Lauren is most proud of the work she did to help grow Capitol Hill Days. Her first year organizing the event, in 2016, 173 activists attended; by 2019, our last in-person CHD event, we had grown the program to nearly 350 people. It was satisfying for her to watch the program develop and thrive, and to see the base of wonderful, dedicated volunteers grow year to year.
Lindsay is proudest of the work of the #Fight4HER activists and volunteers she managed:
It was an incredible experience to work with hundreds of volunteers from across the country who mobilized nearly 60,000 people to take action to repeal the Global Gag Rule. Working with so many volunteers who were passionate about reproductive rights and justice was a humbling experience. … Working with volunteers on the #Fight4HER campaign was so rewarding, especially developing them into leaders and seeing them go on to do such wonderful, intersectional organizing work. … I learned how to recruit people into a movement, center them in our work, and continue to develop them as leaders to sustain our efforts, throughout both demoralizing losses and gratifying wins.
When asked about her favorite person she met in the field, Lauren immediately says Melvine Ouyo. She describes how much she enjoyed working with such a “passionate, driven colleague” and how much fun she had traveling with Melvine in Kenya. She remembers the boat tour they went on at Lake Victoria, the “most incredible” fresh fish they ate at a local spot, and how Melvine invited Lauren to stay at her home when visiting Kenya, which Lauren did. Lauren describes Melvine as “so adventurous, a great spirit, really passionate about her family. She’s one of my favorite people in the world.”

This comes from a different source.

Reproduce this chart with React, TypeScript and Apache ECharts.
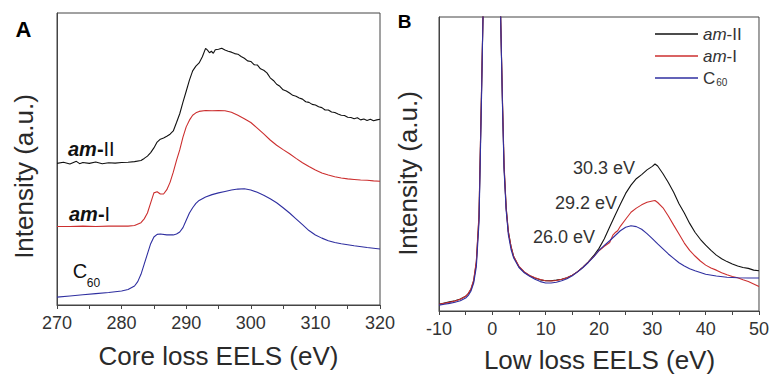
import React, { useEffect, useRef } from "react";
import * as echarts from "echarts";

// ---------- Data ----------
const SERIES_NAMES = ["am-II", "am-I", "C60"];
const COLORS = ["#111111", "#cc2f2f", "#2f2fa0"];

const CORE_X_TICKS = { min: 270, max: 320, step: 10 };
const LOW_X_TICKS = { min: -10, max: 50, step: 10 };

// Panel A – core loss EELS (eV, arbitrary intensity)
const CORE_AM2: [number, number][] = [
  [270, 48.5], [271, 48.9], [272, 48.3], [273, 49.2], [273.5, 48.4], [274, 48.8], [275, 48.5],
  [276, 49.0], [277, 48.4], [278, 48.7], [279, 48.6], [280, 48.8], [281, 48.9], [282, 49.1],
  [283, 49.5], [283.5, 50.2], [284, 51.0], [284.5, 52.2], [285, 53.8], [285.5, 55.8], [286, 56.8],
  [286.5, 57.2], [287, 57.8], [287.5, 58.5], [288, 59.6], [288.5, 62.5], [289, 65.5], [289.5, 69.5],
  [290, 73.2], [290.5, 77], [291, 80.2], [291.5, 81.8], [292, 82.9], [292.5, 85], [293, 87.9],
  [293.3, 87.3], [293.6, 86.4], [293.9, 86.9], [294.2, 86.2], [294.5, 87.4], [295, 87.6],
  [295.5, 87.9], [296, 87.3], [296.5, 86.9], [297, 86.6], [297.5, 86.1], [298, 85.9], [298.5, 85.1],
  [299, 84.5], [299.5, 83.6], [300, 83.4], [300.5, 82.3], [301, 82.2], [301.5, 80.9], [302, 80.4],
  [302.5, 79.5], [303, 77.8], [303.5, 76.9], [304, 75.6], [304.5, 74.9], [305, 73.7], [305.5, 73.3],
  [306, 72.6], [306.5, 71.8], [307, 71.5], [307.5, 70.9], [308, 70.5], [308.5, 69.6], [309, 69.4],
  [309.5, 68.7], [310, 68.5], [310.5, 67.9], [311, 67.6], [311.5, 66.8], [312, 66.8], [312.5, 66.1],
  [313, 65.9], [313.5, 65.4], [314, 65.0], [314.5, 64.9], [315, 64.3], [315.5, 64.2], [316, 63.8],
  [316.5, 64.1], [317, 63.4], [317.5, 63.7], [318, 63.2], [318.5, 63.6], [319, 63.1], [319.5, 63.4],
  [320, 63.6],
];
const CORE_AM1: [number, number][] = [
  [270, 26.9], [272, 26.9], [274, 27.0], [276, 26.9], [278, 27.0], [280, 27.0], [281, 27.0],
  [282, 27.2], [283, 28.2], [283.5, 29.5], [284, 31.5], [284.5, 35], [285, 38.4], [285.5, 38.8],
  [286, 38.0], [286.5, 38.0], [287, 39.5], [287.5, 42], [288, 45.5], [288.5, 49.5], [289, 53.1],
  [289.5, 57.5], [290, 61.0], [290.5, 63.3], [291, 65.0], [291.5, 65.8], [292, 66.3], [293, 66.6],
  [294, 66.5], [295, 66.6], [296, 66.5], [297, 66.0], [298, 65.0], [299, 63.8], [300, 62.5],
  [301, 60.6], [302, 58.6], [303, 56.5], [304, 54.7], [305, 53.2], [306, 51.8], [307, 50.2],
  [308, 48.7], [309, 47.4], [310, 46.2], [311, 45.2], [312, 44.5], [313, 43.9], [314, 43.5],
  [315, 43.2], [316, 43.0], [317, 42.8], [318, 42.7], [319, 42.5], [320, 42.4],
];
const CORE_C60: [number, number][] = [
  [270, 2.7], [272, 3.1], [274, 3.5], [276, 3.9], [278, 4.3], [280, 4.8], [281, 5.3], [282, 6.5],
  [282.5, 8], [283, 10.5], [283.5, 14], [284, 17.5], [284.5, 21], [285, 23.3], [285.5, 24.2],
  [286, 24.3], [287, 24.0], [288, 24.0], [288.5, 24.3], [289, 25.0], [289.5, 26.5], [290, 29],
  [290.5, 31.5], [291, 33.3], [291.5, 34.8], [292, 35.8], [293, 37.0], [294, 37.8], [295, 38.4],
  [296, 38.9], [297, 39.4], [298, 39.7], [299, 39.8], [300, 39.4], [301, 38.6], [302, 37.6],
  [303, 36.4], [304, 35.0], [305, 33.3], [306, 31.5], [307, 29.5], [308, 27.5], [309, 25.5],
  [310, 24.0], [311, 22.9], [312, 22.0], [313, 21.4], [314, 21.0], [316, 20.3], [318, 19.7],
  [320, 19.2],
];

// Panel B – low loss EELS (eV, arbitrary intensity; zero-loss peak runs off the top)
const LOW_AM2: [number, number][] = [
  [-10, 2.3], [-9, 2.7], [-8, 3.1], [-7, 3.5], [-6, 4.1], [-5, 5.0], [-4.5, 5.9], [-4, 7.4],
  [-3.5, 10.2], [-3, 16.5], [-2.5, 32], [-2, 77], [-1.7, 105], [-1, 250], [-0.2, 350], [0.7, 250],
  [1.5, 105], [1.9, 71], [2.2, 49], [2.6, 35], [3, 27], [3.5, 22], [4, 18.5], [5, 15.0], [6, 13.2],
  [7, 12.0], [8, 11.2], [9, 10.6], [10, 10.3], [11, 10.3], [12, 10.5], [13, 10.8], [14, 11.3],
  [15, 12.2], [16, 13.4], [17, 14.9], [18, 16.7], [19, 18.8], [20, 21.3], [21, 24.6], [22, 28.6],
  [23, 32.5], [24, 36.3], [25, 40], [26, 42.8], [27, 45], [28, 46.4], [29, 48], [30, 49.2],
  [30.5, 50], [31, 49.3], [32, 46.7], [33, 43.7], [34, 40.4], [35, 36.5], [36, 33.3], [37, 29.8],
  [38, 26.8], [39, 24.4], [40, 22.4], [41, 20.6], [42, 19], [43, 17.8], [44, 16.8], [45, 16],
  [46, 15.3], [47, 14.8], [48, 14.5], [49, 13.9], [50, 13.7],
];
const LOW_AM1: [number, number][] = [
  [-10, 2.3], [-9, 2.6], [-8, 3.0], [-7, 3.4], [-6, 4.0], [-5, 5.0], [-4.5, 6.0], [-4, 7.6],
  [-3.5, 10.5], [-3, 17], [-2.5, 33], [-2, 78], [-1.7, 105], [-1, 250], [-0.2, 350], [0.7, 250],
  [1.5, 105], [1.9, 72], [2.2, 50], [2.6, 35], [3, 27], [3.5, 22], [4, 18.5], [5, 15.2], [6, 13.3],
  [7, 12.1], [8, 11.3], [9, 10.7], [10, 10.3], [11, 10.2], [12, 10.4], [13, 10.8], [14, 11.3],
  [15, 12.2], [16, 13.4], [17, 14.9], [18, 16.6], [19, 18.5], [20, 20.5], [21, 22], [22, 23.3],
  [22.6, 25.8], [23, 26.6], [23.5, 27.3], [24, 28.8], [25, 31.2], [26, 33.6], [27, 35], [28, 36.1],
  [29, 37], [30, 37.4], [30.5, 37.6], [31, 36.9], [32, 35.1], [33, 32.3], [34, 29.2], [35, 26.2],
  [36, 23.1], [37, 20.6], [38, 18.7], [39, 17.0], [40, 15.6], [41, 14.6], [42, 13.9], [43, 13],
  [44, 12.3], [45, 11.7], [46, 11.3], [47, 10.6], [48, 10], [49, 9.2], [50, 8.3],
];
const LOW_C60: [number, number][] = [
  [-10, 2.0], [-9, 2.3], [-8, 2.6], [-7, 3.0], [-6, 3.5], [-5, 4.4], [-4.5, 5.3], [-4, 6.8],
  [-3.5, 9.5], [-3, 15], [-2.5, 30], [-2, 75], [-1.7, 105], [-1, 250], [-0.2, 350], [0.7, 250],
  [1.5, 105], [1.9, 70], [2.2, 48], [2.6, 34], [3, 26], [3.5, 21], [4, 18], [5, 14.8], [6, 13],
  [7, 11.8], [8, 10.8], [9, 10], [10, 9.5], [11, 9.5], [12, 9.8], [13, 10.3], [14, 11], [15, 12],
  [16, 13.3], [17, 14.8], [18, 16.5], [19, 18.4], [20, 20.6], [21, 22.3], [22, 23.9], [23, 25.6],
  [24, 27.3], [25, 28.5], [26, 29], [27, 28.7], [28, 27.8], [29, 26.3], [30, 24.6], [31, 22.8],
  [32, 21.1], [33, 19.4], [34, 17.9], [35, 16.4], [36, 15.3], [37, 14.4], [38, 13.7], [39, 13.1],
  [40, 12.5], [42, 11.9], [44, 11.5], [46, 11.3], [48, 11.2], [50, 11.2],
];

const PEAK_LABELS = ["30.3 eV", "29.2 eV", "26.0 eV"];

// ---------- Component ----------
const FONT = "'Liberation Sans', Arial, Helvetica, sans-serif";
const AXIS_COLOR = "#444";
const TEXT_COLOR = "#2a2a2a";

export default function App() {
  const ref = useRef<HTMLDivElement>(null);

  useEffect(() => {
    if (!ref.current) return;
    const chart = echarts.init(ref.current, null, { renderer: "svg" });

    const xAxisBase = (t: { min: number; max: number; step: number }, gridIndex: number) => ({
      type: "value",
      gridIndex,
      min: t.min,
      max: t.max,
      interval: t.step,
      axisLine: { show: true, onZero: false, lineStyle: { color: AXIS_COLOR, width: 1 } },
      axisTick: { show: true, inside: false, length: 4, lineStyle: { color: AXIS_COLOR } },
      minorTick: { show: true, splitNumber: 2, length: 4, lineStyle: { color: AXIS_COLOR } },
      axisLabel: { show: true, fontSize: 18, color: "#333", fontFamily: FONT, margin: 9 },
      splitLine: { show: false },
    });
    const yAxisBase = (gridIndex: number) => ({
      type: "value",
      gridIndex,
      min: 0,
      max: 100,
      axisLine: { show: true, onZero: false, lineStyle: { color: AXIS_COLOR, width: 1 } },
      axisTick: { show: false },
      axisLabel: { show: false },
      splitLine: { show: false },
    });

    const coreData = [CORE_AM2, CORE_AM1, CORE_C60];
    const lowData = [LOW_AM2, LOW_AM1, LOW_C60];

    const series: any[] = [];
    SERIES_NAMES.forEach((name, i) => {
      series.push({
        type: "line",
        name,
        xAxisIndex: 0,
        yAxisIndex: 0,
        data: coreData[i],
        symbol: "none",
        clip: true,
        lineStyle: { color: COLORS[i], width: 1.1 },
        itemStyle: { color: COLORS[i] },
      });
    });
    SERIES_NAMES.forEach((name, i) => {
      series.push({
        type: "line",
        name,
        xAxisIndex: 1,
        yAxisIndex: 1,
        data: lowData[i],
        symbol: "none",
        clip: true,
        lineStyle: { color: COLORS[i], width: 1.1 },
        itemStyle: { color: COLORS[i] },
      });
    });

    const txt = (text: string, x: number, y: number, size: number, extra: any = {}) => ({
      type: "text",
      x,
      y,
      silent: true,
      style: {
        text,
        fontSize: size,
        fontFamily: FONT,
        fill: TEXT_COLOR,
        align: "center",
        verticalAlign: "middle",
        ...extra,
      },
    });

    const labelRich = {
      bi: { fontSize: 20, fontWeight: "bold", fontStyle: "italic", fontFamily: FONT, fill: "#111" },
      b: { fontSize: 20, fontWeight: "bold", fontFamily: FONT, fill: "#111" },
      r: { fontSize: 20, fontFamily: FONT, fill: "#111" },
    };

    const option: any = {
      animation: false,
      backgroundColor: "#ffffff",
      grid: [
        { left: 57, top: 13, width: 323, height: 292, show: true, borderColor: AXIS_COLOR, borderWidth: 1, containLabel: false },
        { left: 439, top: 17, width: 321, height: 294, show: true, borderColor: AXIS_COLOR, borderWidth: 1, containLabel: false },
      ],
      xAxis: [xAxisBase(CORE_X_TICKS, 0), xAxisBase(LOW_X_TICKS, 1)],
      yAxis: [yAxisBase(0), yAxisBase(1)],
      legend: {
        orient: "vertical",
        left: 655,
        top: 23,
        padding: 0,
        icon: "rect",
        itemWidth: 43,
        itemHeight: 1.4,
        itemGap: 0,
        selectedMode: false,
        data: SERIES_NAMES,
        formatter: (name: string) => {
          if (name === "C60") return "{n|C}{s|60}";
          return "{i|am}{n|" + name.slice(2) + "}";
        },
        textStyle: {
          fontFamily: FONT,
          color: "#333",
          fontSize: 17,
          lineHeight: 22,
          rich: {
            i: { fontStyle: "italic", fontSize: 17, lineHeight: 22, fontFamily: FONT, color: "#333" },
            n: { fontSize: 17, lineHeight: 22, fontFamily: FONT, color: "#333" },
            s: { fontSize: 10, lineHeight: 22, fontFamily: FONT, color: "#333", padding: [10, 0, 0, 1] },
          },
        },
      },
      series,
      graphic: [
        txt("A", 23.5, 29, 22, { fontWeight: "bold", fill: "#000" }),
        txt("B", 404.5, 21.5, 19, { fontWeight: "bold", fill: "#000" }),
        { ...txt("Intensity (a.u.)", 24, 176.5, 26), rotation: Math.PI / 2 },
        { ...txt("Intensity (a.u.)", 408, 173.5, 26), rotation: Math.PI / 2 },
        txt("Core loss EELS (eV)", 218.5, 356, 26),
        txt("Low loss EELS (eV)", 599.5, 360, 26),
        {
          type: "text", x: 68, y: 148.5, silent: true,
          style: { text: "{bi|am}{b|-}{r|II}", verticalAlign: "middle", rich: labelRich },
        },
        {
          type: "text", x: 69, y: 213.5, silent: true,
          style: { text: "{bi|am}{b|-}{r|I}", verticalAlign: "middle", rich: labelRich },
        },
        txt("C", 80, 270.5, 20, { fill: "#111" }),
        txt("60", 93.5, 283, 12, { fill: "#111" }),
        txt(PEAK_LABELS[0], 604, 167.5, 18, { fill: "#333" }),
        txt(PEAK_LABELS[1], 586, 203, 18, { fill: "#333" }),
        txt(PEAK_LABELS[2], 564, 237, 18, { fill: "#333" }),
      ],
    };

    chart.setOption(option);
    return () => chart.dispose();
  }, []);

  return (
    <div
      ref={ref}
      style={{ position: "absolute", left: 0, top: 0, width: 772, height: 376, background: "#fff" }}
    />
  );
}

When asked the same question, Lindsay responds:
It’s hard not to say Melvine! But I have to shout out Stephani Gonzalez-Espinosa, who was one of our ‘tippiest’ top volunteers at Arizona State University (ASU). I worked with her for four years, so it was really rewarding to see her grow from her time as a freshman all the way until her graduation! She’s doing really incredible work now at Poder in Action, an organization that works to “disrupt and dismantle unjust systems and determine a liberated future as people of color in Arizona.”
When asked to sum up her experience of working at Population Connection, Lindsay says:
In two words: gratitude and exhaustion. I am so grateful for all of the rewarding experiences—the relationships I built with staff, volunteers, and advocates, the wins we fought hard for and won, the community we built and sustained throughout my five years working there. But the work was exhausting. Reproductive rights were, and still are, under near-constant attack. It’s so important—but often hard—to find small wins when you’re working on such an uphill battle. Working in a space with so much uncertainty is exhausting, but at the same time so rewarding.
We are so grateful to Lauren and Lindsay for their dedicated service to the international reproductive health and rights effort. We wish them well in their current and future adventures, and can’t wait to see the change they’ll make in the world.